-- START --

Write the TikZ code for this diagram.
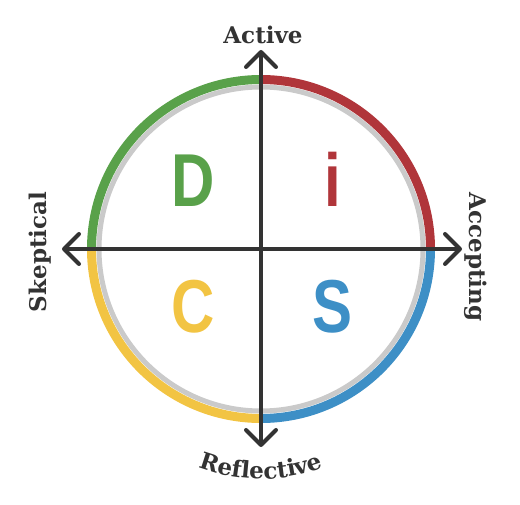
\documentclass[tikz,border=0pt]{standalone}
\usepackage{fontspec}
\usetikzlibrary{arrows.meta,decorations.text}
\newfontfamily\labfont{DejaVu Serif}[BoldFont={DejaVu Serif Bold}]
\newfontfamily\letfont{Liberation Sans}
\definecolor{dgreen}{HTML}{59A14A}
\definecolor{dred}{HTML}{B0353A}
\definecolor{dyellow}{HTML}{F2C443}
\definecolor{dblue}{HTML}{3D8FC6}
\definecolor{ringgray}{HTML}{CACACA}
\definecolor{axisgray}{HTML}{333333}
\tikzset{
  ring/.style={line width=9pt, line cap=butt},
  axis/.style={line width=4pt, draw=axisgray, {Straight Barb[length=15pt,width=30pt,line cap=round,line join=round]}-{Straight Barb[length=15pt,width=30pt,line cap=round,line join=round]}},
  letter/.style={font=\letfont\bfseries\fontsize{75}{75}\selectfont, anchor=base, inner sep=0pt, xscale=0.8},
  lab/.style={font=\labfont\bfseries\fontsize{23}{23}\selectfont, text=axisgray, inner sep=0pt}
}
\begin{document}
\begin{tikzpicture}[x=1pt,y=1pt]
\useasboundingbox (0,0) rectangle (520,504);
\coordinate (c) at (261,255);
% gray inner ring
\draw[ringgray, line width=5pt] (c) circle (162);
% coloured ring
\draw[ring, dred]    ([shift={(0:169.5)}]c) arc (0:90:169.5);
\draw[ring, dgreen]  ([shift={(90:169.5)}]c) arc (90:180:169.5);
\draw[ring, dyellow] ([shift={(180:169.5)}]c) arc (180:270:169.5);
\draw[ring, dblue]   ([shift={(270:169.5)}]c) arc (270:360:169.5);
% axes
\coordinate (top) at (261,454);
\coordinate (bottom) at (261,57);
\coordinate (left) at (62,255);
\coordinate (right) at (462,255);
\draw[axis] (bottom) -- (top);
\draw[axis] (left) -- (right);
% letters
\node[letter, text=dgreen]  (D) at (193,297) {D};
\node[letter, text=dred]    (I) at (333,297) {i};
\node[letter, text=dyellow] (C) at (193,171) {C};
\node[letter, text=dblue]   (S) at (333,171) {S};
% labels
\node[lab] (active) at (263,469) {Active};
\node[lab, rotate=90] (skeptical) at (40,252) {Skeptical};
\node[lab, rotate=-90] (accepting) at (476,247) {Accepting};
\coordinate (rc) at (261,200);
\path[decorate, decoration={text along path, text align=center,
  text={|\labfont\bfseries\fontsize{23}{23}\selectfont\color{axisgray}|Reflective}}]
  ([shift={(235:175)}]rc) arc (235:305:175);
\end{tikzpicture}
\end{document}
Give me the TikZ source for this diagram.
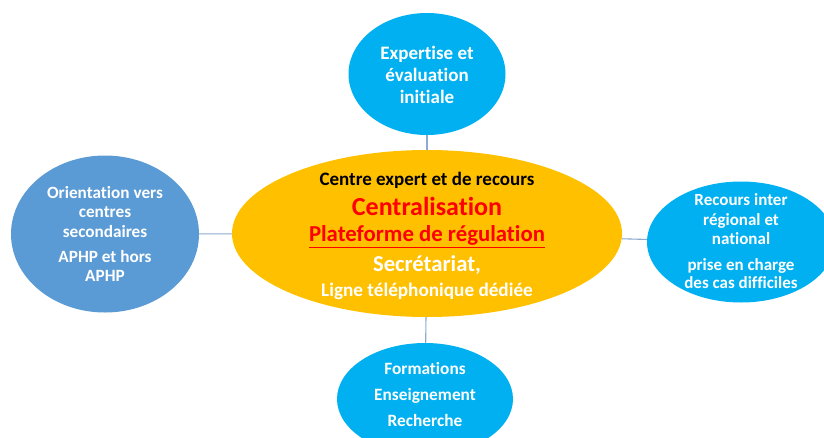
\documentclass[tikz,border=0pt]{standalone}
\usepackage{fontspec}
\setmainfont[Ligatures=NoCommon]{Carlito}
\usetikzlibrary{shapes.geometric}
\definecolor{hubgold}{HTML}{FFC000}
\definecolor{skyblue}{HTML}{00B0F0}
\definecolor{steelblue}{HTML}{5B9BD5}
\definecolor{linkblue}{HTML}{8EA9CF}
\definecolor{alertred}{HTML}{FF0000}

\begin{document}
\begin{tikzpicture}[x=1pt,y=-1pt,
  bubble/.style={ellipse, draw=none, inner sep=0pt},
  bubbletext/.style={align=center, text=white, inner sep=0pt,
    font=\bfseries\fontsize{#1}{#1}\selectfont},
  hubline/.style={anchor=base, inner sep=0pt, font=\bfseries\fontsize{#1}{#1}\selectfont},
  link/.style={draw=linkblue, line width=1.1pt}]
\useasboundingbox (0,0) rectangle (824,437);
\clip (0,0) rectangle (824,437);

% central hub
\node[bubble, fill=hubgold, minimum width=390pt, minimum height=167pt] (hub) at (427,233.5) {};
\node[hubline=19] (hubA) at (427,185) {Centre expert et de recours};
\node[hubline=26, text=alertred] (hubB) at (427,215.5) {Centralisation};
\node[hubline=22.8, text=alertred] (hubC) at (427,241.5) {\underline{Plateforme de régulation}};
\node[hubline=22.7, text=white] (hubD) at (427,271.5) {Secrétariat,};
\node[hubline=19.2, text=white] (hubE) at (427,296) {Ligne téléphonique dédiée};

% satellites
\node[bubble, fill=skyblue, minimum width=157pt, minimum height=122pt] (top) at (427,74) {};
\node[bubbletext=19] (topT) at (427,75)
  {Expertise et\\[3pt]évaluation\\[3pt]initiale};

\node[bubble, fill=steelblue, minimum width=188pt, minimum height=157pt] (left) at (105,234) {};
\node[bubbletext=17.2] (leftT) at (105,234)
  {Orientation vers\\[2.5pt]centres\\[2.5pt]secondaires\\[7.5pt]APHP et hors\\[2.5pt]APHP};

\node[bubble, fill=skyblue, minimum width=188pt, minimum height=121pt] (right) at (741,242) {};
\node[bubbletext=17] (rightT) at (741,241.5)
  {Recours inter\\[2.5pt]régional et\\[2.5pt]national\\[9pt]prise en charge\\[1pt]des cas difficiles};

\node[bubble, fill=skyblue, minimum width=176pt, minimum height=112pt] (bottom) at (425,399) {};
\node[bubbletext=17.3] (bottomT) at (425,394.5)
  {Formations\\[8.7pt]Enseignement\\[8.7pt]Recherche};

% connectors
\draw[link] (top) -- (hub);
\draw[link] (left) -- (hub);
\draw[link] (hub) -- (right);
\draw[link] (hub) -- (bottom);
\end{tikzpicture}
\end{document}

-- END --

Written task:
Go through the listing above and quote it exactly, apart from its images.

Reply to the task:
Write the TikZ code for this diagram.
\documentclass[tikz,border=0pt]{standalone}
\usepackage{fontspec}
\usetikzlibrary{arrows.meta,decorations.text}
\newfontfamily\labfont{DejaVu Serif}[BoldFont={DejaVu Serif Bold}]
\newfontfamily\letfont{Liberation Sans}
\definecolor{dgreen}{HTML}{59A14A}
\definecolor{dred}{HTML}{B0353A}
\definecolor{dyellow}{HTML}{F2C443}
\definecolor{dblue}{HTML}{3D8FC6}
\definecolor{ringgray}{HTML}{CACACA}
\definecolor{axisgray}{HTML}{333333}
\tikzset{
  ring/.style={line width=9pt, line cap=butt},
  axis/.style={line width=4pt, draw=axisgray, {Straight Barb[length=15pt,width=30pt,line cap=round,line join=round]}-{Straight Barb[length=15pt,width=30pt,line cap=round,line join=round]}},
  letter/.style={font=\letfont\bfseries\fontsize{75}{75}\selectfont, anchor=base, inner sep=0pt, xscale=0.8},
  lab/.style={font=\labfont\bfseries\fontsize{23}{23}\selectfont, text=axisgray, inner sep=0pt}
}
\begin{document}
\begin{tikzpicture}[x=1pt,y=1pt]
\useasboundingbox (0,0) rectangle (520,504);
\coordinate (c) at (261,255);
% gray inner ring
\draw[ringgray, line width=5pt] (c) circle (162);
% coloured ring
\draw[ring, dred]    ([shift={(0:169.5)}]c) arc (0:90:169.5);
\draw[ring, dgreen]  ([shift={(90:169.5)}]c) arc (90:180:169.5);
\draw[ring, dyellow] ([shift={(180:169.5)}]c) arc (180:270:169.5);
\draw[ring, dblue]   ([shift={(270:169.5)}]c) arc (270:360:169.5);
% axes
\coordinate (top) at (261,454);
\coordinate (bottom) at (261,57);
\coordinate (left) at (62,255);
\coordinate (right) at (462,255);
\draw[axis] (bottom) -- (top);
\draw[axis] (left) -- (right);
% letters
\node[letter, text=dgreen]  (D) at (193,297) {D};
\node[letter, text=dred]    (I) at (333,297) {i};
\node[letter, text=dyellow] (C) at (193,171) {C};
\node[letter, text=dblue]   (S) at (333,171) {S};
% labels
\node[lab] (active) at (263,469) {Active};
\node[lab, rotate=90] (skeptical) at (40,252) {Skeptical};
\node[lab, rotate=-90] (accepting) at (476,247) {Accepting};
\coordinate (rc) at (261,200);
\path[decorate, decoration={text along path, text align=center,
  text={|\labfont\bfseries\fontsize{23}{23}\selectfont\color{axisgray}|Reflective}}]
  ([shift={(235:175)}]rc) arc (235:305:175);
\end{tikzpicture}
\end{document}
Give me the TikZ source for this diagram.
\documentclass[tikz,border=0pt]{standalone}
\usepackage{fontspec}
\setmainfont[Ligatures=NoCommon]{Carlito}
\usetikzlibrary{shapes.geometric}
\definecolor{hubgold}{HTML}{FFC000}
\definecolor{skyblue}{HTML}{00B0F0}
\definecolor{steelblue}{HTML}{5B9BD5}
\definecolor{linkblue}{HTML}{8EA9CF}
\definecolor{alertred}{HTML}{FF0000}

\begin{document}
\begin{tikzpicture}[x=1pt,y=-1pt,
  bubble/.style={ellipse, draw=none, inner sep=0pt},
  bubbletext/.style={align=center, text=white, inner sep=0pt,
    font=\bfseries\fontsize{#1}{#1}\selectfont},
  hubline/.style={anchor=base, inner sep=0pt, font=\bfseries\fontsize{#1}{#1}\selectfont},
  link/.style={draw=linkblue, line width=1.1pt}]
\useasboundingbox (0,0) rectangle (824,437);
\clip (0,0) rectangle (824,437);

% central hub
\node[bubble, fill=hubgold, minimum width=390pt, minimum height=167pt] (hub) at (427,233.5) {};
\node[hubline=19] (hubA) at (427,185) {Centre expert et de recours};
\node[hubline=26, text=alertred] (hubB) at (427,215.5) {Centralisation};
\node[hubline=22.8, text=alertred] (hubC) at (427,241.5) {\underline{Plateforme de régulation}};
\node[hubline=22.7, text=white] (hubD) at (427,271.5) {Secrétariat,};
\node[hubline=19.2, text=white] (hubE) at (427,296) {Ligne téléphonique dédiée};

% satellites
\node[bubble, fill=skyblue, minimum width=157pt, minimum height=122pt] (top) at (427,74) {};
\node[bubbletext=19] (topT) at (427,75)
  {Expertise et\\[3pt]évaluation\\[3pt]initiale};

\node[bubble, fill=steelblue, minimum width=188pt, minimum height=157pt] (left) at (105,234) {};
\node[bubbletext=17.2] (leftT) at (105,234)
  {Orientation vers\\[2.5pt]centres\\[2.5pt]secondaires\\[7.5pt]APHP et hors\\[2.5pt]APHP};

\node[bubble, fill=skyblue, minimum width=188pt, minimum height=121pt] (right) at (741,242) {};
\node[bubbletext=17] (rightT) at (741,241.5)
  {Recours inter\\[2.5pt]régional et\\[2.5pt]national\\[9pt]prise en charge\\[1pt]des cas difficiles};

\node[bubble, fill=skyblue, minimum width=176pt, minimum height=112pt] (bottom) at (425,399) {};
\node[bubbletext=17.3] (bottomT) at (425,394.5)
  {Formations\\[8.7pt]Enseignement\\[8.7pt]Recherche};

% connectors
\draw[link] (top) -- (hub);
\draw[link] (left) -- (hub);
\draw[link] (hub) -- (right);
\draw[link] (hub) -- (bottom);
\end{tikzpicture}
\end{document}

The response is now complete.